Marketing is all about business development. In B2B marketing your business is selling your product or service to other businesses. Depending on what the business or industry is, B2B can involve the marketing of raw materials, components, finished goods and professional or technological services.
B2B marketing differs from business to consumer (B2C) marketing, which considers buyer behaviour and purchasing decisions based not only on price but also status, trends and other emotional factors. In contrast, B2B purchasing decisions are largely based on price and revenue potential while also factoring in quality, ordering cost and service levels.
Like any marketing endeavour, B2B involves getting back-to-basics. You need to determine where is your company positioned in your specific market, and who in the market you are targeting. Effective marketing is all about recognising your target market.
Robust customer research will provide good market intelligence of the industry environment and the needs of your potential customers. When you understand what it is your customers want, it is much easier to identify your unique selling proposition and to strategically market utility and benefits your product or service offers them.

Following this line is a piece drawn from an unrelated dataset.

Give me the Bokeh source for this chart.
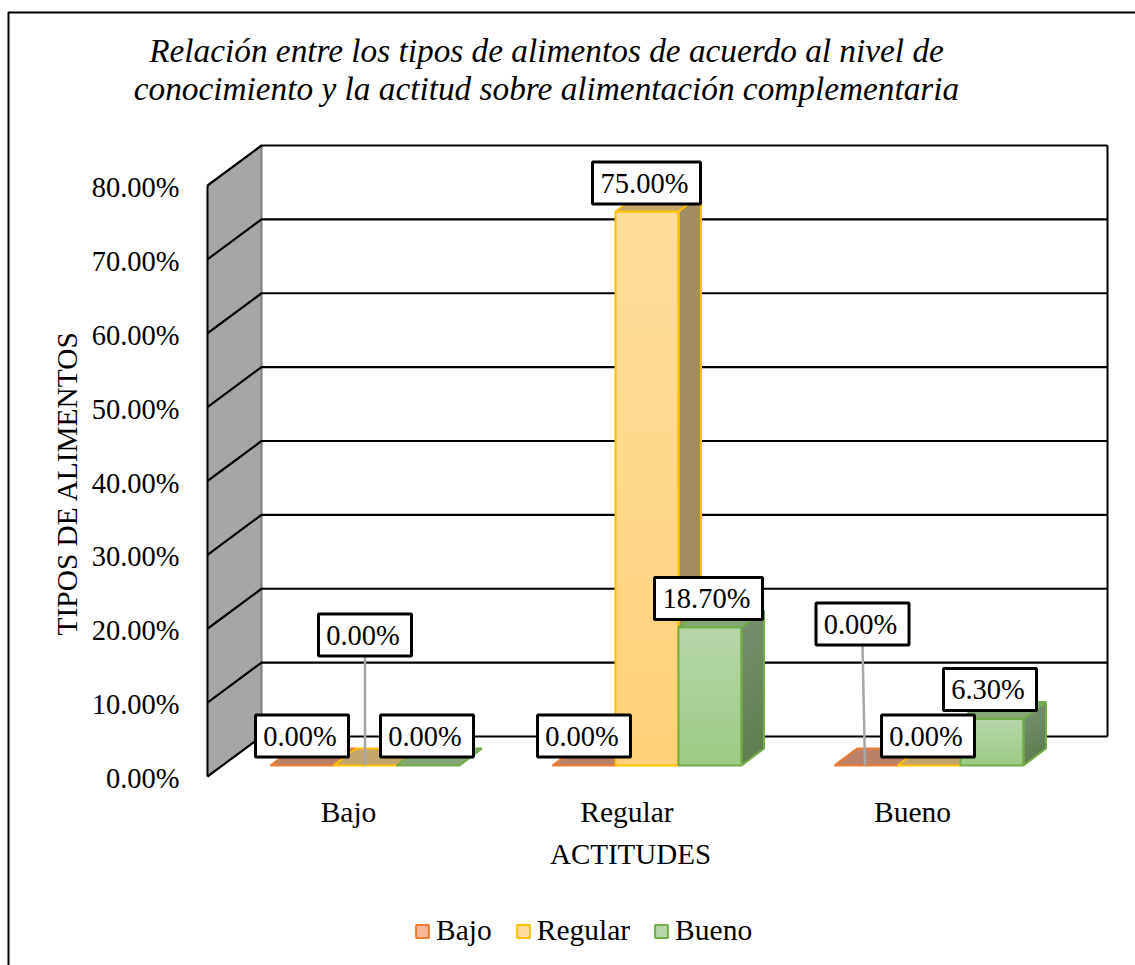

Visual content is one of the greatest sales and marketing tools you can use, video and imagery is king. Just look at the popularity of social media sites such as YouTube, Pinterest and Instagram. When pitching to prospective B2B clients it’s important to use images, illustrations and product previews.

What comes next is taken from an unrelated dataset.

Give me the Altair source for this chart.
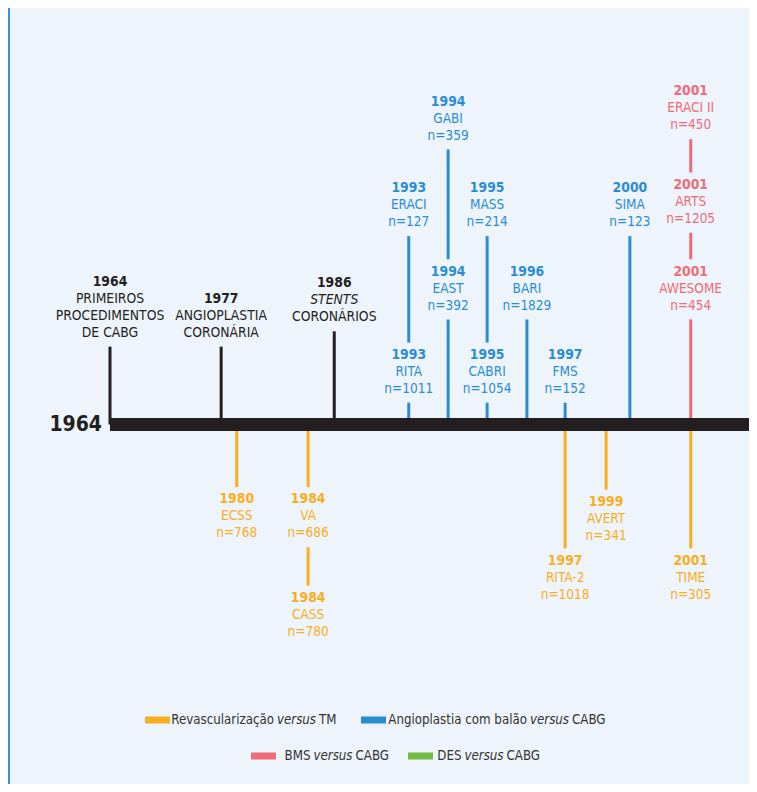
import altair as alt
import pandas as pd

# ------------------------------------------------------------------ data
categories = ["Marco histórico", "Revascularização versus TM",
              "Angioplastia com balão versus CABG", "BMS versus CABG", "DES versus CABG"]
category_colors = ["#231f20", "#f9ae1d", "#2a8dd3", "#f06a78", "#74bd44"]

event_year = [1964, 1977, 1986,
              1993, 1993, 1994, 1994, 1995, 1995, 1996, 1997, 2000,
              2001, 2001, 2001,
              1980, 1984, 1984, 1997, 1999, 2001]
event_name = ["PRIMEIROS|PROCEDIMENTOS|DE CABG", "ANGIOPLASTIA|CORONÁRIA", "_STENTS|CORONÁRIOS",
              "ERACI", "RITA", "GABI", "EAST", "MASS", "CABRI", "BARI", "FMS", "SIMA",
              "ERACI II", "ARTS", "AWESOME",
              "ECSS", "VA", "CASS", "RITA-2", "AVERT", "TIME"]
event_n = [None, None, None,
           127, 1011, 359, 392, 214, 1054, 1829, 152, 123,
           450, 1205, 454,
           768, 686, 780, 1018, 341, 305]
event_cat = [0, 0, 0,
             2, 2, 2, 2, 2, 2, 2, 2, 2,
             3, 3, 3,
             1, 1, 1, 1, 1, 1]
# position along the (non-proportional) timeline
event_slot = [0.0, 2.85, 5.75,
              7.66, 7.66, 8.67, 8.67, 9.67, 9.67, 10.69, 11.67, 13.33,
              14.89, 14.89, 14.89,
              3.25, 5.08, 5.08, 11.67, 12.72, 14.89]
# label height in text lines above (+) / below (-) the timeline
event_tier = [8.4, 7.4, 8.3,
              13.9, 4.1, 19.0, 9.0, 13.9, 4.1, 9.0, 4.1, 13.9,
              19.6, 14.1, 9.0,
              -4.4, -4.4, -10.2, -8.0, -4.55, -8.0]

start_label = "1964"

legend_cat = [1, 2, 3, 4]
legend_prefix = ["Revascularização", "Angioplastia com balão", "BMS", "DES"]
legend_mid = ["versus", "versus", "versus", "versus"]
legend_suffix = ["TM", "CABG", "CABG", "CABG"]

# ------------------------------------------------------------------ layout
REF_W, REF_H, MARGIN = 757, 792, 8
W, H = REF_W - 2 * MARGIN, REF_H - 2 * MARGIN
AXIS_X_PX, PX_PER_SLOT = 110, 39.0
AXIS_Y_PX, PX_PER_TIER = 424.5, 17.0


def sx(px):
    return (px - AXIS_X_PX) / PX_PER_SLOT


def ty(py):
    return (AXIS_Y_PX - py) / PX_PER_TIER


XMIN, XMAX = sx(MARGIN), sx(REF_W - MARGIN)
YMIN, YMAX = ty(REF_H - MARGIN), ty(MARGIN)

GAP_UNDER_TEXT = 0.82
GAP_OVER_TEXT = 0.72
FONT = "DejaVu Sans Condensed, DejaVu Sans, sans-serif"
BG = "#eef4fb"

# ------------------------------------------------------------------ derived tables
N = len(event_year)
nsub = [len(event_name[i].split("|")) + (1 if event_n[i] is not None else 0) for i in range(N)]

stems, texts = [], []
for i in range(N):
    t = event_tier[i]
    inner = [j for j in range(N) if j != i and event_slot[j] == event_slot[i]
             and (event_tier[j] > 0) == (t > 0) and abs(event_tier[j]) < abs(t)]
    near = max(inner, key=lambda j: abs(event_tier[j])) if inner else None
    if t > 0:
        top = t - nsub[i] - GAP_UNDER_TEXT
        bot = event_tier[near] + GAP_OVER_TEXT if near is not None else 0.0
    else:
        top = event_tier[near] - nsub[near] - GAP_UNDER_TEXT if near is not None else 0.0
        bot = t + GAP_OVER_TEXT
    cat = categories[event_cat[i]]
    stems.append({"x": event_slot[i], "y": top, "y2": bot, "cat": cat})

    texts.append({"x": event_slot[i], "y": t, "text": str(event_year[i]), "cat": cat, "kind": "year"})
    k = 1
    for line in event_name[i].split("|"):
        kind = "mline" if event_cat[i] == 0 else "line"
        if line.startswith("_"):
            kind, line = "italic", line[1:]
        texts.append({"x": event_slot[i], "y": t - k, "text": line, "cat": cat, "kind": kind})
        k += 1
    if event_n[i] is not None:
        texts.append({"x": event_slot[i], "y": t - k, "text": f"n={event_n[i]}", "cat": cat, "kind": "line"})

stems_df = pd.DataFrame(stems)
text_df = pd.DataFrame(texts)

bar_df = pd.DataFrame({"x": [0.0], "x2": [XMAX], "y": [0.0]})
border_df = pd.DataFrame({"x": [sx(MARGIN + 1)], "y": [YMIN], "y2": [YMAX]})
start_df = pd.DataFrame({"x": [sx(102)], "y": [0.0], "text": [start_label]})

# legend (custom, two centred rows)
LEG_SWATCH_LEFT_PX = [145, 361, 251, 408]
LEG_VERSUS_MID_PX = [296.5, 549.5, 333, 484]
LEG_ROW_PX = [720, 720, 756, 756]
VERSUS_HALF = 19.0
leg_sw, leg_txt = [], []
for i in range(len(legend_cat)):
    c = categories[legend_cat[i]]
    yy = ty(LEG_ROW_PX[i])
    leg_sw.append({"x": sx(LEG_SWATCH_LEFT_PX[i]), "x2": sx(LEG_SWATCH_LEFT_PX[i] + 25), "y": yy, "cat": c})
    m = LEG_VERSUS_MID_PX[i]
    leg_txt.append({"x": sx(m - VERSUS_HALF - 3.5), "y": yy, "text": legend_prefix[i], "kind": "pre"})
    leg_txt.append({"x": sx(m), "y": yy, "text": legend_mid[i], "kind": "mid"})
    leg_txt.append({"x": sx(m + VERSUS_HALF + 3.5), "y": yy, "text": legend_suffix[i], "kind": "suf"})
leg_sw_df = pd.DataFrame(leg_sw)
leg_txt_df = pd.DataFrame(leg_txt)

# ------------------------------------------------------------------ chart
xs = alt.Scale(domain=[XMIN, XMAX], nice=False, zero=False)
ys = alt.Scale(domain=[YMIN, YMAX], nice=False, zero=False)
cs = alt.Scale(domain=categories, range=category_colors)
X = alt.X("x:Q", scale=xs, axis=None)
Y = alt.Y("y:Q", scale=ys, axis=None)
C = alt.Color("cat:N", scale=cs, legend=None)

border = alt.Chart(border_df).mark_rule(color="#3b92d4", strokeWidth=2).encode(x=X, y=Y, y2="y2:Q")
stem_layer = alt.Chart(stems_df).mark_rule(strokeWidth=3).encode(x=X, y=Y, y2="y2:Q", color=C)
bar = alt.Chart(bar_df).mark_rule(color="#231f20", strokeWidth=13, strokeCap="butt").encode(x=X, x2="x2:Q", y=Y)
start = alt.Chart(start_df).mark_text(font=FONT, fontWeight="bold", fontSize=21,
                                      align="right", baseline="middle", color="#231f20").encode(
    x=X, y=Y, text="text:N")


def text_layer(kind, **kw):
    return alt.Chart(text_df).transform_filter(alt.datum.kind == kind).mark_text(
        font=FONT, align="center", baseline="middle", **kw).encode(x=X, y=Y, text="text:N", color=C)


years = text_layer("year", fontWeight="bold", fontSize=13.8)
lines = text_layer("line", fontSize=13.5)
mlines = text_layer("mline", fontSize=13.8)
italics = text_layer("italic", fontSize=13.8, fontStyle="italic")

leg_swatch = alt.Chart(leg_sw_df).mark_rule(strokeWidth=7, strokeCap="butt").encode(
    x=X, x2="x2:Q", y=Y, color=C)
LEG_COL = "#333333"
LEG_SIZE = 13.2
leg_pre = alt.Chart(leg_txt_df).transform_filter(alt.datum.kind == "pre").mark_text(
    font=FONT, fontSize=LEG_SIZE, align="right", baseline="middle", color=LEG_COL).encode(
    x=X, y=Y, text="text:N")
leg_mid = alt.Chart(leg_txt_df).transform_filter(alt.datum.kind == "mid").mark_text(
    font=FONT, fontSize=LEG_SIZE, fontStyle="italic", align="center", baseline="middle",
    color=LEG_COL).encode(x=X, y=Y, text="text:N")
leg_suf = alt.Chart(leg_txt_df).transform_filter(alt.datum.kind == "suf").mark_text(
    font=FONT, fontSize=LEG_SIZE, align="left", baseline="middle", color=LEG_COL).encode(
    x=X, y=Y, text="text:N")

chart = alt.layer(border, stem_layer, bar, start, years, lines, mlines, italics,
                  leg_swatch, leg_pre, leg_mid, leg_suf).properties(
    width=W, height=H, padding=0, autosize="none", background=BG,
).configure_view(strokeWidth=0)

chart.save("out.html", embed_options={"renderer": "svg", "actions": False})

Provide touchpoints. Leave potential business clients with brochures, detailed product or service information and product samples, where feasible. For example, Unleashed has a library of free ebooks not just for customers but also prospective customers. Infographics are a popular way to visually engage your audience while also providing relevant information.
Leave something behind that decision-makers can refer to. Help buyers to determine the benefits to them; functionality, cost savings, increased efficiency. Explain any intangibles such as after sale service, warrantees and delivery schedules.
Create content that helps to educate and inform potential clients about your product or service. Buyers want to know they can trust you company and its leaders, so testimonials and third-party endorsements can help to build credibility and trust in your organisation.
Finally, it is vital to follow-up prospective business clients, as like you, other business owners are busy. Follow-ups provide the opportunity to keep your business front-of-mind by providing little reminders about your company and what it can offer their business.
For existing customers, follow-ups show that you value their custom. They provide a way to gather feedback, and to determine what the ongoing needs of your B2B customers are. This helps you to improve customer experience and customer service delivery.
An area where B2B differs significantly from B2C, is that B2B purchasing decisions are generally made by a group, usually after much deliberation and comparison. It is therefore essential that B2B marketing efforts are communicated to various decision-makers. These may include Senior Managers, Technical Experts and Procurement Officers.
Each member of the decision-making group will be looking for different utility. Management looks for profit generating opportunities and return on investment, while technical experts will be more interested in quality and function. The employees tasked with purchasing will consider price, ordering cost and service delivery.
Social media works as equally well for B2B marketing as it does B2C. Social media platforms offer an opportunity to engage with your customers through two-way communication. It also helps drive customers to your website. Blogs, business tips and webinars not only serve to inform your clients and prospects but they also help to improve search engine optimisation.
That’s not all…
Customers are increasingly using online channels to shop and B2B customers are no different. Online content can be driving force behind B2B buying decisions. E-commerce provides multiple benefits for your organisation such as greater efficiency, scalability and comprehensive analytics. For your customers, the benefits include convenience of product information, pricing and up-to-date inventory levels as well as a faster ordering process and a lower ordering cost.
B2B marketers need to demonstrate tangible growth and ROI for their organisations. The key to achieving this is through building valuable relationships, loyalty and long-term customers by concentrating on what they, your customers, value most.